Rows from a dataset
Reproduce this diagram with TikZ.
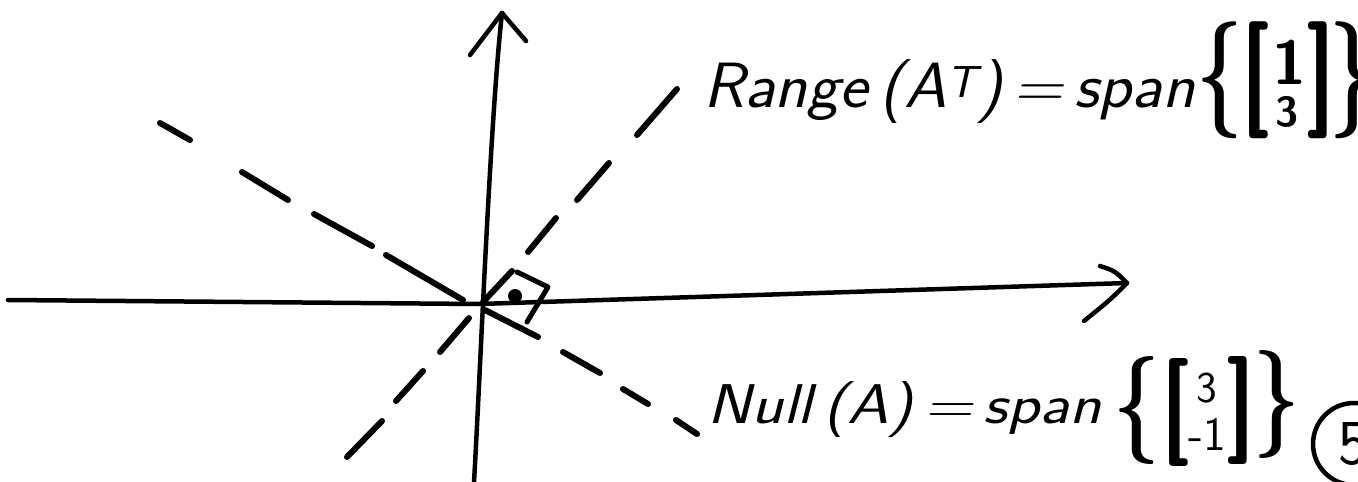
\documentclass[tikz,border=0pt]{standalone}
\begin{document}
\begin{tikzpicture}[x=1pt,y=-1pt,
  axis/.style={line width=4.5pt,line cap=round,line join=round},
  dsh/.style={line width=6pt,line cap=round},
  txt/.style={inner sep=0pt,font=\sffamily\itshape},
  sym/.style={inner sep=0pt,font=\sffamily\bfseries\fontsize{90}{90}\selectfont},
]
\useasboundingbox (0,0) rectangle (1358,482);
\clip (0,0) rectangle (1358,482);
% axes
\coordinate (o) at (479,304);
\coordinate (vtop) at (502,13);
\coordinate (vbot) at (474,482);
\coordinate (hl) at (8,300);
\coordinate (hr) at (1127,283);
\draw[axis] (vbot) .. controls (480,380) and (490,120) .. (vtop);
\draw[axis] (470,55) -- (vtop) -- (526,41);
\draw[axis] (hl) -- (o) -- (hr);
\draw[axis] (1100,266) .. controls (1115,271) .. (hr) .. controls (1110,300) .. (1084,321);
% Null(A) dashed line
\foreach \a/\b in {{(160,123)}/{(190,140)},{(242,172)}/{(288,200)},{(314,214)}/{(372,246)},{(386,255)}/{(463,300)},{(485,310)}/{(538,337)},{(563,352)}/{(600,373)},{(623,389)}/{(648,404)},{(676,420)}/{(697,434)}}
  \draw[dsh] \a -- \b;
% Range(A^T) dashed line
\foreach \a/\b in {{(347,457)}/{(382,421)},{(396,401)}/{(423,371)},{(440,352)}/{(469,318)},{(483,302)}/{(512,271)},{(528,252)}/{(556,218)},{(577,200)}/{(609,163)},{(637,135)}/{(677,89)}}
  \draw[dsh] \a -- \b;
% right-angle mark
\draw[dsh,line width=5pt,line join=round] (517,272) -- (548,287) -- (527,322);
\fill (515,296) circle (7);
% Range label
\node[txt,anchor=base west,font=\sffamily\itshape\fontsize{64}{70}\selectfont] (rng) at (703,107) {\scalebox{1.06}[1]{Range\,(A\textsuperscript{T})\,=\,span}};
\node[sym] (rb1) at (1220,80) {\scalebox{0.9}[1.3]{\{}};
\node[sym] (rl) at (1256,80) {\scalebox{0.9}[1.3]{[}};
\node[txt,font=\sffamily\bfseries\fontsize{62}{62}\selectfont] (r1) at (1290,62) {1};
\node[txt,font=\sffamily\bfseries\fontsize{42}{42}\selectfont] (r3) at (1287,112) {3};
\node[sym] (rr) at (1320,80) {\scalebox{0.9}[1.3]{]}};
\node[sym] (rb2) at (1353,80) {\scalebox{0.9}[1.3]{\}}};
% Null label
\node[txt,anchor=base west,font=\sffamily\itshape\fontsize{56}{60}\selectfont] (nul) at (707,423) {\scalebox{1.18}[1]{Null\,(A)\,=\,span}};
\node[sym] (nb1) at (1137,410) {\scalebox{0.9}[1.2]{\{}};
\node[sym] (nl) at (1176,412) {\scalebox{0.9}[1.2]{[}};
\node[txt,font=\sffamily\fontsize{44}{44}\selectfont] (n3) at (1207,388) {3};
\node[txt,font=\sffamily\fontsize{48}{48}\selectfont] (nm1) at (1207,434) {-1};
\node[sym] (nr) at (1240,410) {\scalebox{0.9}[1.2]{]}};
\node[sym] (nb2) at (1277,404) {\scalebox{0.9}[1.2]{\}}};
\node[draw,circle,line width=4.5pt,minimum size=82pt,inner sep=0pt,font=\sffamily\fontsize{64}{64}\selectfont] (five) at (1354,444) {5};
\end{tikzpicture}
\end{document}
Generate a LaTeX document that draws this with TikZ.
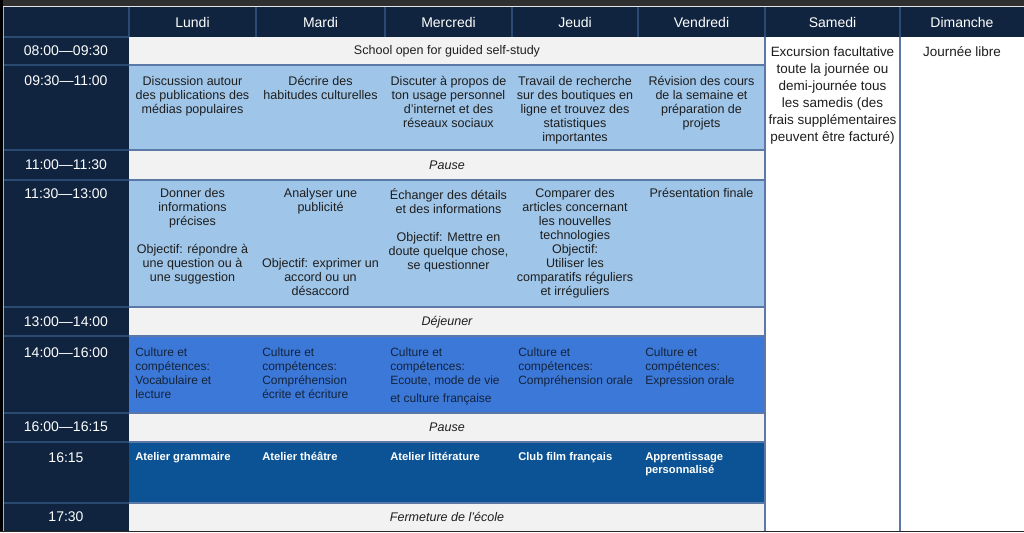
\documentclass[tikz,border=0pt]{standalone}
\usepackage{fontspec}
\setmainfont{Liberation Sans}
\usepackage{tikz}

\definecolor{navy}{HTML}{10243F}
\definecolor{navyline}{HTML}{2B4A72}
\definecolor{pale}{HTML}{F2F2F2}
\definecolor{skyblue}{HTML}{9FC5E8}
\definecolor{midblue}{HTML}{3C78D8}
\definecolor{deepblue}{HTML}{0B5394}
\definecolor{gridline}{HTML}{5B78A6}
\definecolor{topstrip}{HTML}{2F2F2F}
\definecolor{cellink}{HTML}{1E1E1E}
\definecolor{darkink}{HTML}{14243C}

\tikzset{
	daytext/.style={text=white, inner sep=0pt, font=\fontsize{10.5}{12}\selectfont},
	timetext/.style={text=white, inner sep=0pt, font=\fontsize{10.5}{12}\selectfont},
	celltext/.style={anchor=north, align=center, inner sep=0pt, text=cellink, font=\fontsize{9.4}{10.5}\selectfont},
	breaktext/.style={inner sep=0pt, text=cellink, font=\itshape\fontsize{9.4}{10.5}\selectfont},
	culturetext/.style={anchor=north west, align=left, inner sep=0pt, text=darkink, font=\fontsize{9}{10.3}\selectfont},
	ateliertext/.style={anchor=north west, align=left, inner sep=0pt, text=white, font=\bfseries\fontsize{8.4}{9.9}\selectfont},
	weekendtext/.style={anchor=north, align=center, inner sep=0pt, text=cellink, font=\fontsize{10.1}{12.75}\selectfont},
	rowline/.style={draw=gridline, line width=1.1pt},
	headline/.style={draw=navyline, line width=0.8pt}
}

\begin{document}
\begin{tikzpicture}[x=0.75pt, y=-0.75pt]
	\useasboundingbox (0,0) rectangle (1024,532);
	\fill[white] (0,0) rectangle (1024,532);
	\fill[topstrip] (0,0) rectangle (1024,6);
	\draw[white!80!gray, line width=0.6pt] (3,6.5) -- (1024,6.5);

	\fill[navy] (4,7) rectangle (1024,37);
	\fill[navy] (4,37) rectangle (129,531);
	\fill[pale] (129,37) rectangle (765,65);
	\fill[skyblue] (129,65) rectangle (765,150);
	\fill[pale] (129,150) rectangle (765,180);
	\fill[skyblue] (129,180) rectangle (765,307);
	\fill[pale] (129,307) rectangle (765,336);
	\fill[midblue] (129,336) rectangle (765,413);
	\fill[pale] (129,413) rectangle (765,442);
	\fill[deepblue] (129,442) rectangle (765,503);
	\fill[pale] (129,503) rectangle (765,531);

	\draw[headline] (129,7) -- (129,37) (256,7) -- (256,37) (385,7) -- (385,37)
		(512,7) -- (512,37) (638,7) -- (638,37) (765,7) -- (765,37) (900,7) -- (900,37);
	\draw[headline] (4,37) -- (129,37) (4,65) -- (129,65) (4,150) -- (129,150)
		(4,180) -- (129,180) (4,307) -- (129,307) (4,336) -- (129,336)
		(4,413) -- (129,413) (4,442) -- (129,442) (4,503) -- (129,503);
	\draw[rowline] (129,65) -- (765,65) (129,150) -- (765,150) (129,180) -- (765,180)
		(129,307) -- (765,307) (129,336) -- (765,336) (129,413) -- (765,413)
		(129,442) -- (765,442) (129,503) -- (765,503);
	\draw[rowline] (765,37) -- (765,531);
	\draw[rowline, line width=1.5pt] (900,37) -- (900,531);

	\fill[black] (0,0) rectangle (3,532);
	\draw[gray!60, line width=0.5pt] (3.5,7) -- (3.5,531);
	\fill[black!85] (0,530.5) rectangle (1024,532);

	\node[daytext] (lundi) at (192.5,22) {Lundi};
	\node[daytext] (mardi) at (320.5,22) {Mardi};
	\node[daytext] (mercredi) at (448.5,22) {Mercredi};
	\node[daytext] (jeudi) at (575,22) {Jeudi};
	\node[daytext] (vendredi) at (701.5,22) {Vendredi};
	\node[daytext] (samedi) at (832.5,22) {Samedi};
	\node[daytext] (dimanche) at (962,22) {Dimanche};

	\node[timetext] (t0800) at (66,51) {08:00—09:30};
	\node[timetext, anchor=north] (t0930) at (66,75) {09:30—11:00};
	\node[timetext] (t1100) at (66,165) {11:00—11:30};
	\node[timetext, anchor=north] (t1130) at (66,188) {11:30—13:00};
	\node[timetext] (t1300) at (66,322) {13:00—14:00};
	\node[timetext, anchor=north] (t1400) at (66,347) {14:00—16:00};
	\node[timetext] (t1600) at (66,427) {16:00—16:15};
	\node[timetext, anchor=north] (t1615) at (66,452) {16:15};
	\node[timetext] (t1730) at (66,517) {17:30};

	\node[breaktext, font=\fontsize{9.4}{10.5}\selectfont] (selfstudy) at (447,51) {School open for guided self-study};
	\node[breaktext] (pause1) at (447,165) {Pause};
	\node[breaktext] (dejeuner) at (447,322) {Déjeuner};
	\node[breaktext] (pause2) at (447,427) {Pause};
	\node[breaktext] (fermeture) at (447,517) {Fermeture de l'école};

	\node[celltext] (lun1) at (192.5,76) {Discussion autour\\des publications des\\médias populaires};
	\node[celltext] (mar1) at (320.5,76) {Décrire des\\habitudes culturelles};
	\node[celltext] (mer1) at (448.5,76) {Discuter à propos de\\ton usage personnel\\d'internet et des\\réseaux sociaux};
	\node[celltext] (jeu1) at (575,76) {Travail de recherche\\sur des boutiques en\\ligne et trouvez des\\statistiques\\importantes};
	\node[celltext] (ven1) at (701.5,76) {Révision des cours\\de la semaine et\\préparation de\\projets};

	\node[celltext] (lun2) at (192.5,188) {Donner des\\informations\\précises\\[10.5pt]Objectif: répondre à\\une question ou à\\une suggestion};
	\node[celltext] (mar2) at (320.5,188) {Analyser une\\publicité\\[31.5pt]Objectif: exprimer un\\accord ou un\\désaccord};
	\node[celltext] (mer2) at (448.5,188) {Échanger des détails\\et des informations\\[10.5pt]Objectif: Mettre en\\doute quelque chose,\\se questionner};
	\node[celltext] (jeu2) at (575,188) {Comparer des\\articles concernant\\les nouvelles\\technologies\\Objectif:\\Utiliser les\\comparatifs réguliers\\et irréguliers};
	\node[celltext] (ven2) at (701.5,188) {Présentation finale};

	\node[culturetext] (lun3) at (135,348) {Culture et\\compétences:\\Vocabulaire et\\lecture};
	\node[culturetext] (mar3) at (262,348) {Culture et\\compétences:\\Compréhension\\écrite et écriture};
	\node[culturetext] (mer3) at (390,348) {Culture et\\compétences:\\Ecoute, mode de vie\\[3pt]et culture française};
	\node[culturetext] (jeu3) at (518,348) {Culture et\\compétences:\\Compréhension orale};
	\node[culturetext] (ven3) at (645,348) {Culture et\\compétences:\\Expression orale};

	\node[ateliertext] (lun4) at (135,452) {Atelier grammaire};
	\node[ateliertext] (mar4) at (262,452) {Atelier théâtre};
	\node[ateliertext] (mer4) at (390,452) {Atelier littérature};
	\node[ateliertext] (jeu4) at (518,452) {Club film français};
	\node[ateliertext] (ven4) at (645,452) {Apprentissage\\personnalisé};

	\node[weekendtext] (excursion) at (832.5,46) {Excursion facultative\\toute la journée ou\\demi-journée tous\\les samedis (des\\frais supplémentaires\\peuvent être facturé)};
	\node[weekendtext] (libre) at (962,46) {Journée libre};
\end{tikzpicture}
\end{document}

- _THE REQUEST_
Above are the records. Print exactly the lines from the one containing "Generate a LaTeX" to the one containing "(129,503) rectangle (765,531);", both included, and nothing else; pictures are excluded.

- _TASK RESULT_
Generate a LaTeX document that draws this with TikZ.
\documentclass[tikz,border=0pt]{standalone}
\usepackage{fontspec}
\setmainfont{Liberation Sans}
\usepackage{tikz}

\definecolor{navy}{HTML}{10243F}
\definecolor{navyline}{HTML}{2B4A72}
\definecolor{pale}{HTML}{F2F2F2}
\definecolor{skyblue}{HTML}{9FC5E8}
\definecolor{midblue}{HTML}{3C78D8}
\definecolor{deepblue}{HTML}{0B5394}
\definecolor{gridline}{HTML}{5B78A6}
\definecolor{topstrip}{HTML}{2F2F2F}
\definecolor{cellink}{HTML}{1E1E1E}
\definecolor{darkink}{HTML}{14243C}

\tikzset{
	daytext/.style={text=white, inner sep=0pt, font=\fontsize{10.5}{12}\selectfont},
	timetext/.style={text=white, inner sep=0pt, font=\fontsize{10.5}{12}\selectfont},
	celltext/.style={anchor=north, align=center, inner sep=0pt, text=cellink, font=\fontsize{9.4}{10.5}\selectfont},
	breaktext/.style={inner sep=0pt, text=cellink, font=\itshape\fontsize{9.4}{10.5}\selectfont},
	culturetext/.style={anchor=north west, align=left, inner sep=0pt, text=darkink, font=\fontsize{9}{10.3}\selectfont},
	ateliertext/.style={anchor=north west, align=left, inner sep=0pt, text=white, font=\bfseries\fontsize{8.4}{9.9}\selectfont},
	weekendtext/.style={anchor=north, align=center, inner sep=0pt, text=cellink, font=\fontsize{10.1}{12.75}\selectfont},
	rowline/.style={draw=gridline, line width=1.1pt},
	headline/.style={draw=navyline, line width=0.8pt}
}

\begin{document}
\begin{tikzpicture}[x=0.75pt, y=-0.75pt]
	\useasboundingbox (0,0) rectangle (1024,532);
	\fill[white] (0,0) rectangle (1024,532);
	\fill[topstrip] (0,0) rectangle (1024,6);
	\draw[white!80!gray, line width=0.6pt] (3,6.5) -- (1024,6.5);

	\fill[navy] (4,7) rectangle (1024,37);
	\fill[navy] (4,37) rectangle (129,531);
	\fill[pale] (129,37) rectangle (765,65);
	\fill[skyblue] (129,65) rectangle (765,150);
	\fill[pale] (129,150) rectangle (765,180);
	\fill[skyblue] (129,180) rectangle (765,307);
	\fill[pale] (129,307) rectangle (765,336);
	\fill[midblue] (129,336) rectangle (765,413);
	\fill[pale] (129,413) rectangle (765,442);
	\fill[deepblue] (129,442) rectangle (765,503);
	\fill[pale] (129,503) rectangle (765,531);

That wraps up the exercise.